Materialized View Refresh. Non-atomic refreshes of a materialized view can affect the performance of user queries due to the need to maintain read consistency. Delete statements are used for non-atomic refreshes, so if another SQL query accesses the materialized view concurrently, then the query will suffer from performance issues because the query must apply enormous amount of undo records to reconstruct read consistent blocks. Version 12c introduces new optimization, so instead of deleting from original table, a new identical table is populated with refreshed data. At the completion of refresh, tables are swapped, thus completing the out-of-place refresh. Users can query the original table without incurring any additional overhead. This strategy provides operational convenience to refresh materialized view with minimal impact.
IPv6 support. Many organizations are gearing up to certify IPv6 support as IPv4 address space becomes exhausted. Database 12c supports IPv6 for public network addresses. It does not support IPv6 in private network addresses, but this is probably a non-issue.
Parallel upgrade. This is a feature I have been looking for over many years. In highly available environments, keeping the database down for a database upgrade, even for a few hours, is cost-prohibitive. Rolling upgrades are not always possible for major database software upgrades, and it is always a risky adventure to tune Database Upgrade itself. Version 12c uses parallelism to improve the database upgrade to reduce upgrade-related downtime.
Password files in ASM. Another important Database 12c feature is the ability to store password files in ASM (Automatic Storage Management). In RAC, changing passwords for privileged users is a cumbersome task. Even with the use of NFS or another shared file system for the password file, grants must be executed in all instances. In Database 12c, password files are stored in ASM -- and grants need to be executed in just one instance.

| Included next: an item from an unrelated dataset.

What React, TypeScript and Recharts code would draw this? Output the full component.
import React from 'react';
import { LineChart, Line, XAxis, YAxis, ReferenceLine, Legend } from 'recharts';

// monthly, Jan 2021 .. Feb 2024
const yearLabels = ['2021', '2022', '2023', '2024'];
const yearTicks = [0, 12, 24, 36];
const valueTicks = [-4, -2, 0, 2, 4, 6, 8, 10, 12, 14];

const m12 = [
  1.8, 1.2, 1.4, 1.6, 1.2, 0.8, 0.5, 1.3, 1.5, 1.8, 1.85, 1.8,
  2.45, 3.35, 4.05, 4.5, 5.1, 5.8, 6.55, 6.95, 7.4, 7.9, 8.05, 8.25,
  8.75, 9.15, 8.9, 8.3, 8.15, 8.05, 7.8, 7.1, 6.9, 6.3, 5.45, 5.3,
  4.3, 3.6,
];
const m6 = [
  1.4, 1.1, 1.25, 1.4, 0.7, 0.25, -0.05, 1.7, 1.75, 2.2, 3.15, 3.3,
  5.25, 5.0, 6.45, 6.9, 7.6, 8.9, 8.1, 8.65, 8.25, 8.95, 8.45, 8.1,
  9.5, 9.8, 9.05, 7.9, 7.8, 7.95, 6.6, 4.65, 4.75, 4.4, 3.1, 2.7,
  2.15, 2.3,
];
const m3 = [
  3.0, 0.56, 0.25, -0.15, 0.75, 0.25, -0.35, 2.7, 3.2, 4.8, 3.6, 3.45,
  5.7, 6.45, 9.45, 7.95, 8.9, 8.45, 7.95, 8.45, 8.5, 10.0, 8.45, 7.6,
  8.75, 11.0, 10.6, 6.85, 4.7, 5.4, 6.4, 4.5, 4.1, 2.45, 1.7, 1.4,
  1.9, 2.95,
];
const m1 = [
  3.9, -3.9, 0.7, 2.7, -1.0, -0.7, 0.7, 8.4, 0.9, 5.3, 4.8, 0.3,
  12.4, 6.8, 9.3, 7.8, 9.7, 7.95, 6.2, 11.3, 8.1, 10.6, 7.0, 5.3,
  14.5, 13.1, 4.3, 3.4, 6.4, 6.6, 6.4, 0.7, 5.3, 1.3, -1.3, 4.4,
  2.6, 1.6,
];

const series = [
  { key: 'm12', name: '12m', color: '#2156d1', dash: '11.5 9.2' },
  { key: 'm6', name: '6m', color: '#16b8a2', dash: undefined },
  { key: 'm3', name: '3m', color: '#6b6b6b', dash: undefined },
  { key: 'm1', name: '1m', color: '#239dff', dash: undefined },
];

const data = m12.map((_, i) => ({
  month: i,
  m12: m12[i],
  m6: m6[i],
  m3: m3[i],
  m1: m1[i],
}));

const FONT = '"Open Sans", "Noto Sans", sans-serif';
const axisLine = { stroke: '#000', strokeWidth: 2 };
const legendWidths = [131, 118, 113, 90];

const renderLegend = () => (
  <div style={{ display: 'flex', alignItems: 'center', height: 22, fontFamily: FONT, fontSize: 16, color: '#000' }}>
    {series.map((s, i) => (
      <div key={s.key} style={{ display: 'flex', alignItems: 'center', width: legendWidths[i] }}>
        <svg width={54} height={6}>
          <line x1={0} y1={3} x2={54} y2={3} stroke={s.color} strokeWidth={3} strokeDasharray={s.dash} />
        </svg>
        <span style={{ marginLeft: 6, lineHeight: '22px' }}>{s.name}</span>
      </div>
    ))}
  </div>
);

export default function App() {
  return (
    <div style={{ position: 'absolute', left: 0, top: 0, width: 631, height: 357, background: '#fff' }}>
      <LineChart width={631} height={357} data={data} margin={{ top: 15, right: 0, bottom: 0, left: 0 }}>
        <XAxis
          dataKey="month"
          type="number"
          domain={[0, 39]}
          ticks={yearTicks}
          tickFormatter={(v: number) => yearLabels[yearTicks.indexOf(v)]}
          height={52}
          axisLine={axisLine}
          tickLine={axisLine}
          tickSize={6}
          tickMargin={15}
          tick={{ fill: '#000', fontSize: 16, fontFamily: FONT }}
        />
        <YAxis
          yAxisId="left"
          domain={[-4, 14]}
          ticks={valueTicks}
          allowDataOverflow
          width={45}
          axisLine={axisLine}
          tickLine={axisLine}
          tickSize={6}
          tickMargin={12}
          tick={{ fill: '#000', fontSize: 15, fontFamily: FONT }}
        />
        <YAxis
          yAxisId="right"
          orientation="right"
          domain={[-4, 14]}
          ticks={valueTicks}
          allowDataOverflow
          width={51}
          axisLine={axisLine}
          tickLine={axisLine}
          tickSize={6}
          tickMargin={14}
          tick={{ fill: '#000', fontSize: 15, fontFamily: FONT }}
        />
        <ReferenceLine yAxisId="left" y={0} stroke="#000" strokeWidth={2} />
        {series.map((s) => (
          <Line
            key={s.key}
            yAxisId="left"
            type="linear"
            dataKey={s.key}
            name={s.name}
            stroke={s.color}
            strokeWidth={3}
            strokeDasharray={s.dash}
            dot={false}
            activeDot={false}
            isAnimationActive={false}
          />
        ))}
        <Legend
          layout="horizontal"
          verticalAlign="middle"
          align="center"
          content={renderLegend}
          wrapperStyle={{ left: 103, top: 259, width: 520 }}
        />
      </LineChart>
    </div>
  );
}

The wealth of new features in Oracle Database 12c gives Oracle shops many reasons to consider upgrading. If you manage a cloud database, or wish to improve resource utilization by consolidating multiple databases on shared hardware, you should consider upgrading sooner rather than later. The new pluggable databases feature is extremely useful for co-locating multiple applications in a single database instance.
If you frequently clone databases over a WAN, then you should consider upgrading to to take advantage of RMAN's native compression when transferring the files. If your employer mandates IPv6 protocol support, then you should look at upgrading. Further, sites that make use of numerous materialized views can benefit from the new refresh methods available in the new version.